Rumyana Stefanova (Румяна Стефанова; 11 August 1945 – 16 March 1978) was a Bulgarian rhythmic gymnast and coach. She won medals at the World Championships as both an individual and group gymnast and was one of the 1971 World group champions.

== Career ==
Stafanova was initially coached by Dolya Petrova in Varna before later moving to train under Julieta Shishmanova at the club CSKA.

In 1965 she took part in the World Championships in Prague, where she finished 9th place in the all-around.

At the next World Championships in 1967, she was part of the Bulgarian group that won bronze in the final behind Soviet Union and Czechoslovakia.

At the 1969 World Championships in her native Varna, Stefanova was the leader of the Bulgarian team. She won the silver medal in the free-hands (no apparatus) final. She was also fourth in the hoop final and fifth in both the individual all-around and in the rope final. In early 1970, she participated in a Bulgarian gymnastics tour of the United States.

In 1971, she again joined the national senior group. They won gold at the World Championships in Havana.

After her retirement, she became an assistant to Shishmanova, who was the coach of the Bulgarian rhythmic gymnastics team.

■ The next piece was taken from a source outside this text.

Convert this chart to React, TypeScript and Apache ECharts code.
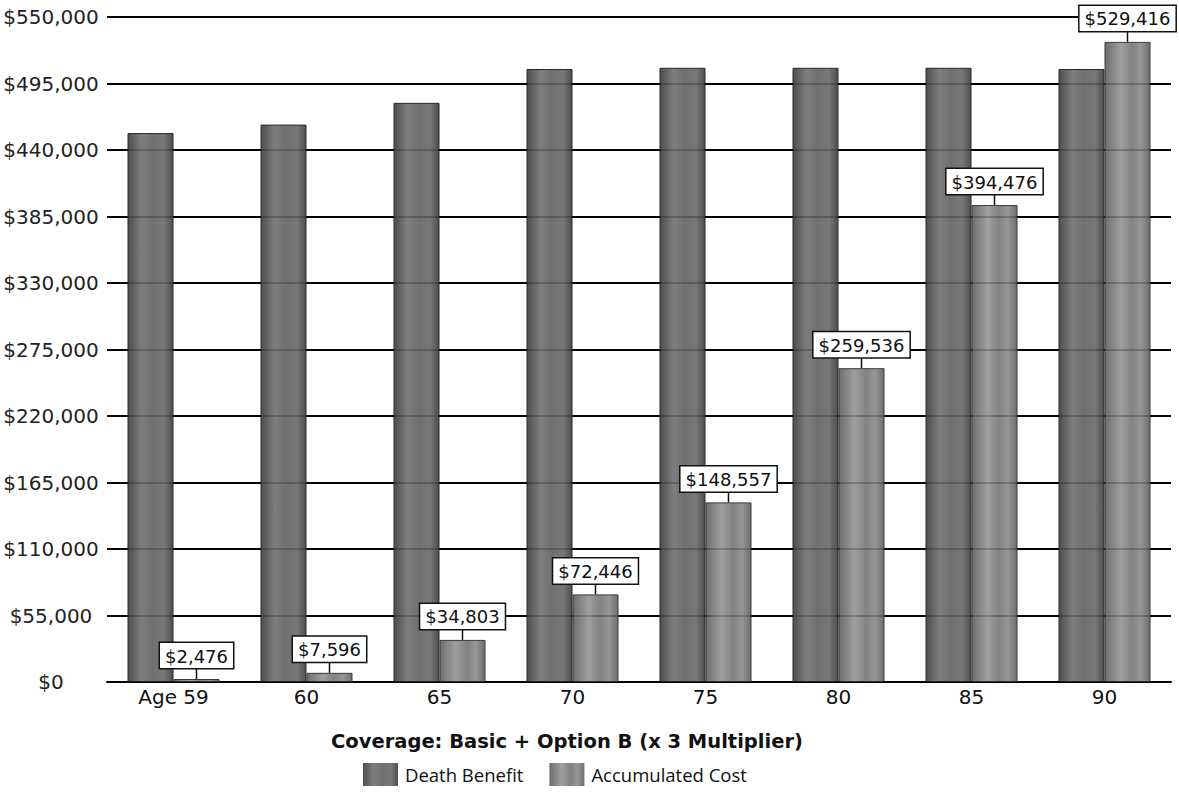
import React, { useEffect, useRef } from "react";
import * as echarts from "echarts";

const categories = ["Age 59", "60", "65", "70", "75", "80", "85", "90"];
const deathBenefit = [454000, 461000, 479000, 507000, 508000, 508000, 508000, 507000];
const accumulatedCost = [2476, 7596, 34803, 72446, 148557, 259536, 394476, 529416];
const yMin = 0;
const yMax = 550000;
const yStep = 55000;
const titleText = "Coverage: Basic + Option B (x 3 Multiplier)";
const seriesNames = ["Death Benefit", "Accumulated Cost"];

const fmt = (v: number) => "$" + Math.round(v).toLocaleString("en-US");

const BAR_W = 46;
const FONT = "DejaVu Sans";

export default function App() {
  const ref = useRef<HTMLDivElement>(null);
  useEffect(() => {
    if (!ref.current) return;
    const chart = echarts.init(ref.current, undefined, { renderer: "svg" });
    const dbColor = new echarts.graphic.LinearGradient(0, 0, 1, 0, [
      { offset: 0, color: "#4e4e4e" },
      { offset: 0.3, color: "#7e7e7e" },
      { offset: 0.55, color: "#707070" },
      { offset: 0.8, color: "#787878" },
      { offset: 1, color: "#4e4e4e" },
    ]);
    const acColor = new echarts.graphic.LinearGradient(0, 0, 1, 0, [
      { offset: 0, color: "#6e6e6e" },
      { offset: 0.35, color: "#a0a0a0" },
      { offset: 0.6, color: "#828282" },
      { offset: 0.8, color: "#969696" },
      { offset: 1, color: "#6e6e6e" },
    ]);
    const axisCommon = {
      type: "value" as const,
      min: yMin,
      max: yMax,
      interval: yStep,
    };
    chart.setOption({
      animation: false,
      backgroundColor: "#ffffff",
      grid: { left: 107, right: 8, top: 17, bottom: 118, containLabel: false },
      graphic: [
        {
          type: "text",
          left: 331,
          top: 731,
          style: {
            text: titleText,
            font: `bold 19.5px "${FONT}"`,
            fill: "#111",
          },
        },
      ],
      legend: {
        data: seriesNames,
        left: 358,
        top: 758,
        itemWidth: 35,
        itemHeight: 23,
        itemGap: 26,
        icon: "rect",
        itemStyle: { borderWidth: 0 },
        textStyle: {
          fontFamily: "Open Sans",
          fontSize: 18.5,
          color: "#111",
          padding: [0, 0, 0, 2],
        },
      },
      xAxis: {
        type: "category",
        data: categories,
        axisLine: { show: true, lineStyle: { color: "#000", width: 2 } },
        axisTick: { show: false },
        axisLabel: {
          fontFamily: FONT,
          fontSize: 20,
          color: "#111",
          margin: 5,
        },
      },
      yAxis: [
        {
          ...axisCommon,
          axisLine: { show: false },
          axisTick: { show: false },
          axisLabel: {
            formatter: (v: number) => fmt(v),
            fontFamily: FONT,
            fontSize: 20,
            color: "#222",
            align: "center",
            margin: 56,
          },
          splitLine: { show: true, lineStyle: { color: "#000", width: 2 } },
        },
        {
          ...axisCommon,
          position: "left",
          z: 5,
          axisLine: { show: false },
          axisTick: { show: false },
          axisLabel: { show: false },
          splitLine: { show: true, lineStyle: { color: "rgba(0,0,0,0.3)", width: 1.5 } },
        },
      ],
      series: [
        {
          name: seriesNames[0],
          type: "bar",
          data: deathBenefit,
          barWidth: BAR_W,
          barGap: "0%",
          z: 2,
          itemStyle: { color: dbColor, borderColor: "#2a2a2a", borderWidth: 1 },
        },
        {
          name: seriesNames[1],
          type: "bar",
          data: accumulatedCost,
          barWidth: BAR_W,
          barGap: "0%",
          z: 2,
          itemStyle: { color: acColor, borderColor: "#3a3a3a", borderWidth: 1 },
        },
        {
          name: "labels",
          type: "custom",
          z: 10,
          silent: true,
          data: accumulatedCost.map((v, i) => [i, v]),
          encode: { x: 0, y: 1 },
          renderItem: (params: any, api: any) => {
            const idx = api.value(0);
            const val = api.value(1);
            const pt = api.coord([idx, val]);
            const x = pt[0] + BAR_W / 2;
            const y = pt[1];
            const lead = 11;
            return {
              type: "group",
              children: [
                {
                  type: "line",
                  shape: { x1: x, y1: y, x2: x, y2: y - lead },
                  style: { stroke: "#111", lineWidth: 1.5 },
                },
                {
                  type: "text",
                  x: x,
                  y: y - lead,
                  style: {
                    text: fmt(val),
                    font: `18px "${FONT}"`,
                    fill: "#111",
                    align: "center",
                    verticalAlign: "bottom",
                    backgroundColor: "#ffffff",
                    borderColor: "#111",
                    borderWidth: 1.5,
                    padding: [4, 5, 3, 5],
                  },
                },
              ],
            };
          },
        },
      ],
    });
    return () => chart.dispose();
  }, []);
  return (
    <div
      ref={ref}
      style={{ position: "fixed", left: 0, top: 0, width: 1179, height: 800, background: "#fff" }}
    />
  );
}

On March 16, 1978, she died in a plane crash in a Tu-134 plane on the way to a competition in Poland, along with Shismanova, other officials, and the gymnasts Albena Petrova and Valentina Kirilova. As a tribute to Rumyana Stefanova and Albena Petrova, a rhythmic gymnastics tournament called "Rumi and Albena" has been held in their honor every year since 1997 in Varna.